* [AIM]: From the listing below, work out how many lines contain "matplotlib". Reply with that number only.

Stored items:
= = = = =
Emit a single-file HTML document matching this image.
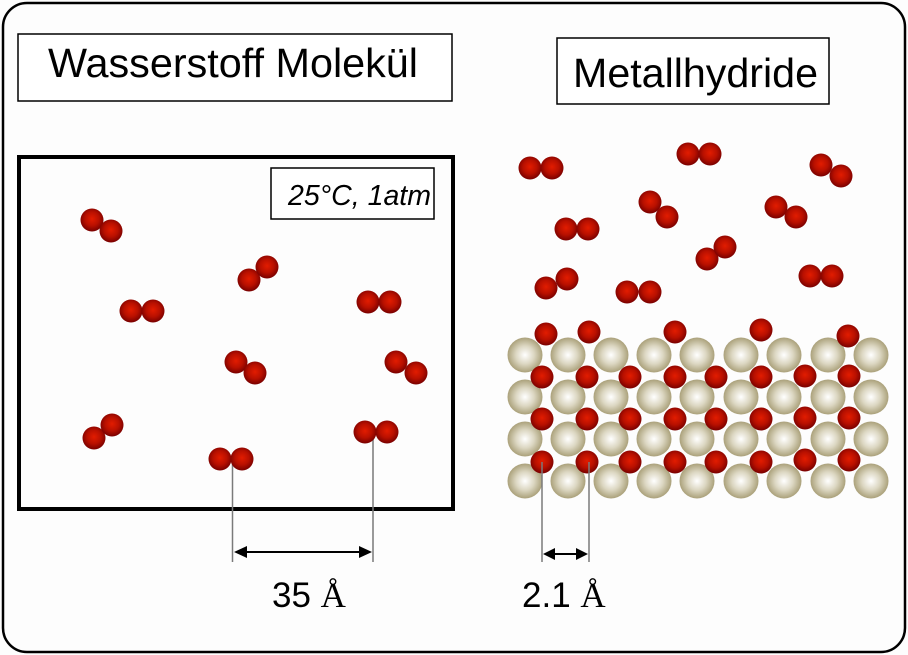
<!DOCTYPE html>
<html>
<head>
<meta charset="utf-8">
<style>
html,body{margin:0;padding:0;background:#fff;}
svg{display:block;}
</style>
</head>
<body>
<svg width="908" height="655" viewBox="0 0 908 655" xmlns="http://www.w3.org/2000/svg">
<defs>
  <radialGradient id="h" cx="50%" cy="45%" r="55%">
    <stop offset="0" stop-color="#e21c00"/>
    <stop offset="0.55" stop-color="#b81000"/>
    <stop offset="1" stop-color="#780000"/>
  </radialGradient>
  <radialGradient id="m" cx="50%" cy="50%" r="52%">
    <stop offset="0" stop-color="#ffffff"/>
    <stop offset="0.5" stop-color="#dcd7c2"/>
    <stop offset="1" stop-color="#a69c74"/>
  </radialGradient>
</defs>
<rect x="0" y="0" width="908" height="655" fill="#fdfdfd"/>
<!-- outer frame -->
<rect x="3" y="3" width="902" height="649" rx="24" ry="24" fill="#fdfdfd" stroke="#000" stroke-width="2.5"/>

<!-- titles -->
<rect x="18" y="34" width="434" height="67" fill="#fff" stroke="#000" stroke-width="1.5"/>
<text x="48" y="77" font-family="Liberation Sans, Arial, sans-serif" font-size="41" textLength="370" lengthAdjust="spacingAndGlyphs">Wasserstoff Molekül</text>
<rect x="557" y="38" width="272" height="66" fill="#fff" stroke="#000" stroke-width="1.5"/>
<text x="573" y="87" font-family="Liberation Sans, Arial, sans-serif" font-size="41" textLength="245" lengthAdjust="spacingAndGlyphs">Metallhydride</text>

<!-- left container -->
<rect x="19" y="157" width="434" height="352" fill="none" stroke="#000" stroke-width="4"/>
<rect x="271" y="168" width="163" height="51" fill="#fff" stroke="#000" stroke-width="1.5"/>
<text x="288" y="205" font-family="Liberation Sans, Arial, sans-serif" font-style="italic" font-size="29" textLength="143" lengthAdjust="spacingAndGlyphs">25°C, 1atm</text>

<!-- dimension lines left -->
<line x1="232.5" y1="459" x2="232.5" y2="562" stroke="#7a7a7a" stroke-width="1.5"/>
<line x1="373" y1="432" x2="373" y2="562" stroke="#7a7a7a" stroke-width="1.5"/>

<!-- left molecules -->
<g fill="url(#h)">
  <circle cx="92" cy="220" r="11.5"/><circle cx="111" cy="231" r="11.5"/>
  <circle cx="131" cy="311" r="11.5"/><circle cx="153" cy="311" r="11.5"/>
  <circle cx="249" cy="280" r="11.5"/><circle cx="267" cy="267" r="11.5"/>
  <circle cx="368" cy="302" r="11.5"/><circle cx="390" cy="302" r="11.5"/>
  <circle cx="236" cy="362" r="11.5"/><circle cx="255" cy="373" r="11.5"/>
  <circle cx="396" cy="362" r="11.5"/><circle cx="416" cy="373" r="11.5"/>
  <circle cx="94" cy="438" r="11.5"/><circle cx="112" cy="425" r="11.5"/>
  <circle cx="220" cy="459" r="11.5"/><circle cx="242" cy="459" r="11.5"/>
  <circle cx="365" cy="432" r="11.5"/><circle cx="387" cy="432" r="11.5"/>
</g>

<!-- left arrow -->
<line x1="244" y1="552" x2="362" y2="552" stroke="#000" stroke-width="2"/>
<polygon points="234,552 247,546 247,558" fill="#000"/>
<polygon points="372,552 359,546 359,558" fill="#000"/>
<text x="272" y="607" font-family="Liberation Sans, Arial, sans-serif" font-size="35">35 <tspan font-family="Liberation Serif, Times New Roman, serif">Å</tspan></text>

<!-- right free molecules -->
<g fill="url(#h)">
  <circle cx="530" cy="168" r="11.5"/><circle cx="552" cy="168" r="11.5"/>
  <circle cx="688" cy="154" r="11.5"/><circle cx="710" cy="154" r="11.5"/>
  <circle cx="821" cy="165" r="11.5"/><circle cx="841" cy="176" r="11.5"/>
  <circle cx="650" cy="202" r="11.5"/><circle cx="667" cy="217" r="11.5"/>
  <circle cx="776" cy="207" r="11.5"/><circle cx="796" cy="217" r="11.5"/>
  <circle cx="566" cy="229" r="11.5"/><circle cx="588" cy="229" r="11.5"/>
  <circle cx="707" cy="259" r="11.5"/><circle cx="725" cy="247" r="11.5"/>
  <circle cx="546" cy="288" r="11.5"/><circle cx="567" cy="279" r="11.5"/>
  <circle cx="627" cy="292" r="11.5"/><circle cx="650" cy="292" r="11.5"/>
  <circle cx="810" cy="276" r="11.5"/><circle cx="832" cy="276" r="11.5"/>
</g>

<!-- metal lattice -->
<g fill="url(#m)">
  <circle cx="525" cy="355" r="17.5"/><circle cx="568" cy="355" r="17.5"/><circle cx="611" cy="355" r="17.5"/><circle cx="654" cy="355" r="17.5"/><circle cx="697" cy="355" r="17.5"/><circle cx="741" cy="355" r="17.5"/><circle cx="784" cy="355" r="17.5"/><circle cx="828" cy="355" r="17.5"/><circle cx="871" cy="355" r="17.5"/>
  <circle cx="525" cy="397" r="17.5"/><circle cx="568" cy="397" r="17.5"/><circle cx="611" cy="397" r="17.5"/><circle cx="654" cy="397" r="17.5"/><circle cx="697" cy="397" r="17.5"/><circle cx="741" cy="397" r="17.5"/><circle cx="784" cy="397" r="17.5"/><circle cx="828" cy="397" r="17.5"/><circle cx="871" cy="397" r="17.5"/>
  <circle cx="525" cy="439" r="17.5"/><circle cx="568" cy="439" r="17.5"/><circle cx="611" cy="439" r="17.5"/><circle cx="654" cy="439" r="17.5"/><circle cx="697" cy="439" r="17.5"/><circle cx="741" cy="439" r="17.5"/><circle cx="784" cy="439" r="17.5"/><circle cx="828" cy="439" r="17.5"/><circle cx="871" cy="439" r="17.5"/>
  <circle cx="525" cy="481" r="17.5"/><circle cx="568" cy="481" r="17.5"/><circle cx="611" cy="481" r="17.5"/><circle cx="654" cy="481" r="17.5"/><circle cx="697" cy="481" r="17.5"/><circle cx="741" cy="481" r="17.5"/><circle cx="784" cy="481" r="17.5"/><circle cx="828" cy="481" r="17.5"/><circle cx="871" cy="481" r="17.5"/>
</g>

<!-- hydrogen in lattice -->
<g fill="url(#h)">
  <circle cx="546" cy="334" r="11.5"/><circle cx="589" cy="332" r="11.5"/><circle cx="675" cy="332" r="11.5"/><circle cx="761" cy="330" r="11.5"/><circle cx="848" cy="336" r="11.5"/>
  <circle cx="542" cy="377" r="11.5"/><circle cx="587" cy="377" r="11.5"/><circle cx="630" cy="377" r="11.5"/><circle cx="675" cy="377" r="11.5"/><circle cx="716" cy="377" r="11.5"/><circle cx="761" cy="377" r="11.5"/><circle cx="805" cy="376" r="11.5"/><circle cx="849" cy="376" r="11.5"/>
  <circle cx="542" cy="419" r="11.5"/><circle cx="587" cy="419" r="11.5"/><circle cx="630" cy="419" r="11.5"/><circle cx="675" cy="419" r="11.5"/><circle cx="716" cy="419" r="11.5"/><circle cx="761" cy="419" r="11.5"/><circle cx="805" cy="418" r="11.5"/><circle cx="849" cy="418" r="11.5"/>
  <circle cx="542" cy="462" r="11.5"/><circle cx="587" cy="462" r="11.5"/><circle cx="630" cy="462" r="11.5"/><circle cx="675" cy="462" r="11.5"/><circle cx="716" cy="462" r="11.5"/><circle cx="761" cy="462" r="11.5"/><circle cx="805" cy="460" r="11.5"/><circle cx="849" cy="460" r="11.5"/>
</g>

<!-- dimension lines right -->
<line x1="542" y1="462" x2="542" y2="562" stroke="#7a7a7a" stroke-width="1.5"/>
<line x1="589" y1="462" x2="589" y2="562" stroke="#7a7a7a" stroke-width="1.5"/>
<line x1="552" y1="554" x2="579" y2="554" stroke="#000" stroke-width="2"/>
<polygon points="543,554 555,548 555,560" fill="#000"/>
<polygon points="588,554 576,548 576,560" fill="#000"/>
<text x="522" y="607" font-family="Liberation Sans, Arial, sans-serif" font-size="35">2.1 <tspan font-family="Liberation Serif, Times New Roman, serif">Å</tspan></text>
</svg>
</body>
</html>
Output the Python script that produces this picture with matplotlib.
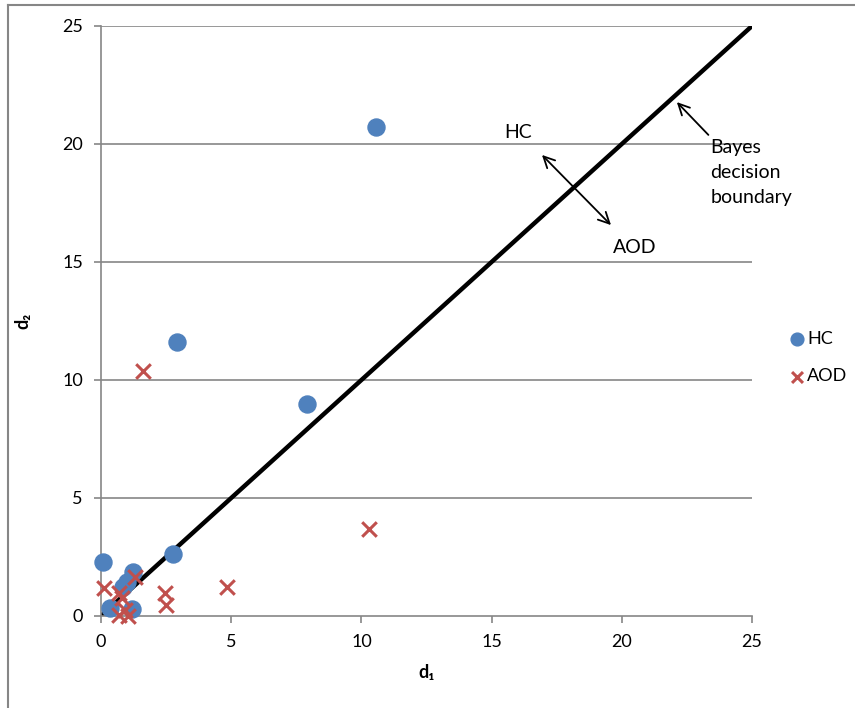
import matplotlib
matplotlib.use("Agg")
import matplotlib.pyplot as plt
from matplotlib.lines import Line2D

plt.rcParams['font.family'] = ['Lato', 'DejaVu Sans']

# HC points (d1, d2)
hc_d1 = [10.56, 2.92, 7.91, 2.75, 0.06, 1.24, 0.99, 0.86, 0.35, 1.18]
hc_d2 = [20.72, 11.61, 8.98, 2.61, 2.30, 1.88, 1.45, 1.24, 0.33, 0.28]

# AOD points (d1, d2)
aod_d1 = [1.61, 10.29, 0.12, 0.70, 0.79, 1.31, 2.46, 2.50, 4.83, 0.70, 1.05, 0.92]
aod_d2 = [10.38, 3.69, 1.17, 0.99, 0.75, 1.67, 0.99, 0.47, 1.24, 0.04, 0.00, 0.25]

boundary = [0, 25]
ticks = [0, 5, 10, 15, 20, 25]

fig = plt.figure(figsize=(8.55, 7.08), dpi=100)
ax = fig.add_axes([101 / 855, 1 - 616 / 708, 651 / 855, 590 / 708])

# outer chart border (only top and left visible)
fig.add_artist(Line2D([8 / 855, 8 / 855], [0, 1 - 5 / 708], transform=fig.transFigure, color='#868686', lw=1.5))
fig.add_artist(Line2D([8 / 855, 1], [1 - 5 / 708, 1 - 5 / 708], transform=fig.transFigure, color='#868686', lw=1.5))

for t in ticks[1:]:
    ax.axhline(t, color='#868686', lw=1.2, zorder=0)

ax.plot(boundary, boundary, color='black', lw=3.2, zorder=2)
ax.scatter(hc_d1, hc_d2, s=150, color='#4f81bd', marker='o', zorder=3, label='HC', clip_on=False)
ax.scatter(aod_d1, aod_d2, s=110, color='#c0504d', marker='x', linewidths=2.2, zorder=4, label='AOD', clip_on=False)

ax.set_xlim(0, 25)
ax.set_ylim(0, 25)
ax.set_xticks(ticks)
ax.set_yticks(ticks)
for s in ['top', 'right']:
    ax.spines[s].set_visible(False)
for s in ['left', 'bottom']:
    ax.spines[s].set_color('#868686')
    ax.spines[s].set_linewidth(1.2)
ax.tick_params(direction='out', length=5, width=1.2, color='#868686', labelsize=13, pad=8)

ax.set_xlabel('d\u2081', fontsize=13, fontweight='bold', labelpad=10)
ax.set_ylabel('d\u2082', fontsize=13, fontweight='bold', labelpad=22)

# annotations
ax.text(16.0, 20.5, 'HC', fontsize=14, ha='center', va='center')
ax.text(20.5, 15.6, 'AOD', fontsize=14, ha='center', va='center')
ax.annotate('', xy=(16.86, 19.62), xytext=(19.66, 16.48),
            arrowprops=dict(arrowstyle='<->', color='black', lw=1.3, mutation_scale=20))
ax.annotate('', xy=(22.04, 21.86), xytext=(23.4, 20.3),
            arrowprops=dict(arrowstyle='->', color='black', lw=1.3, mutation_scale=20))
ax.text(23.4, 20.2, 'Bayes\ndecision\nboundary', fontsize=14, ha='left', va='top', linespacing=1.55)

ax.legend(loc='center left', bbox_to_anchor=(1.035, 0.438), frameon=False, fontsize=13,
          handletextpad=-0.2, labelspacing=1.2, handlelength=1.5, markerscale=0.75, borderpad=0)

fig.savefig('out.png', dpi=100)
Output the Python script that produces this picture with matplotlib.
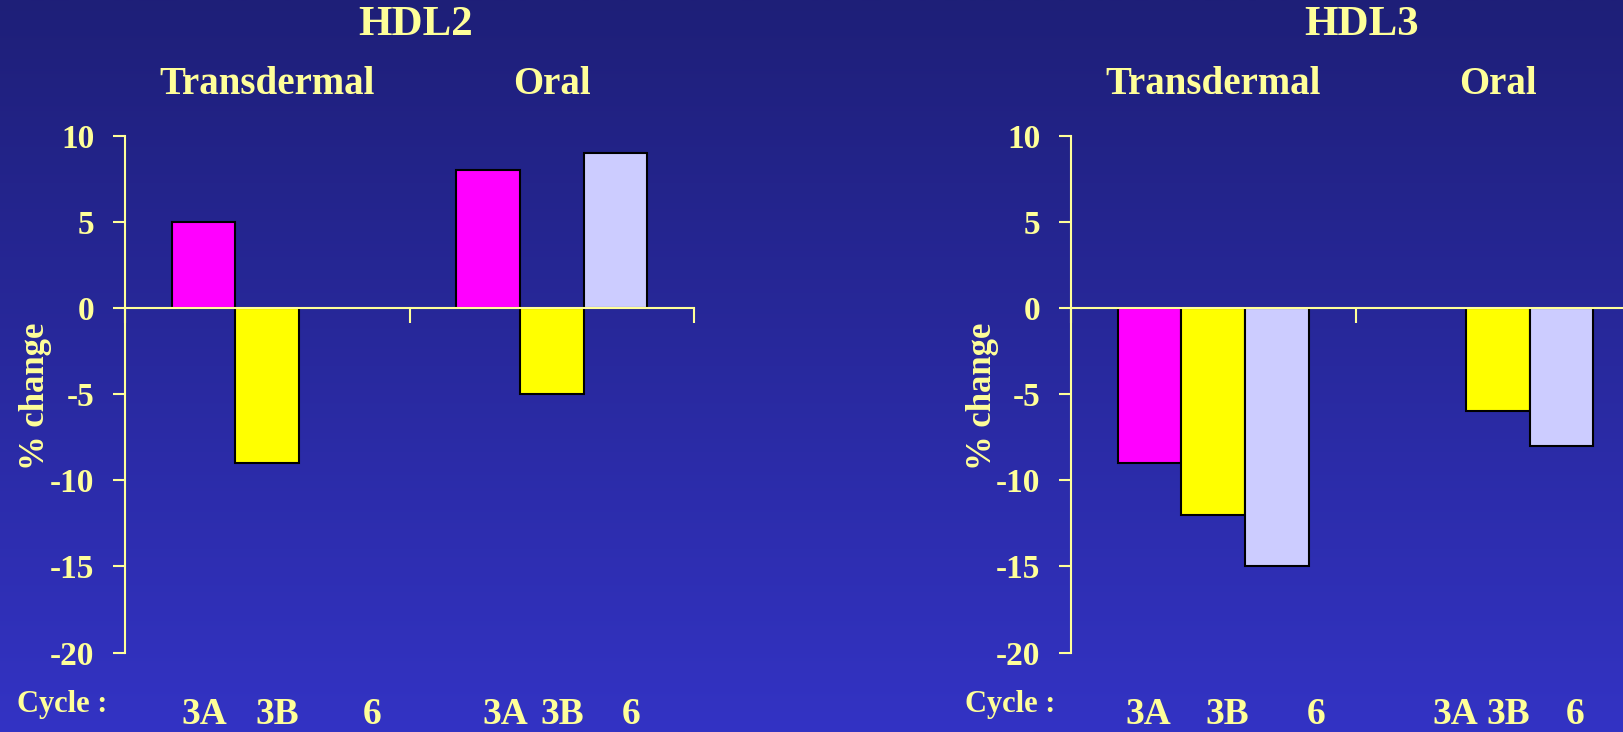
= = = = =
* [FINISHED EXERCISE]: 6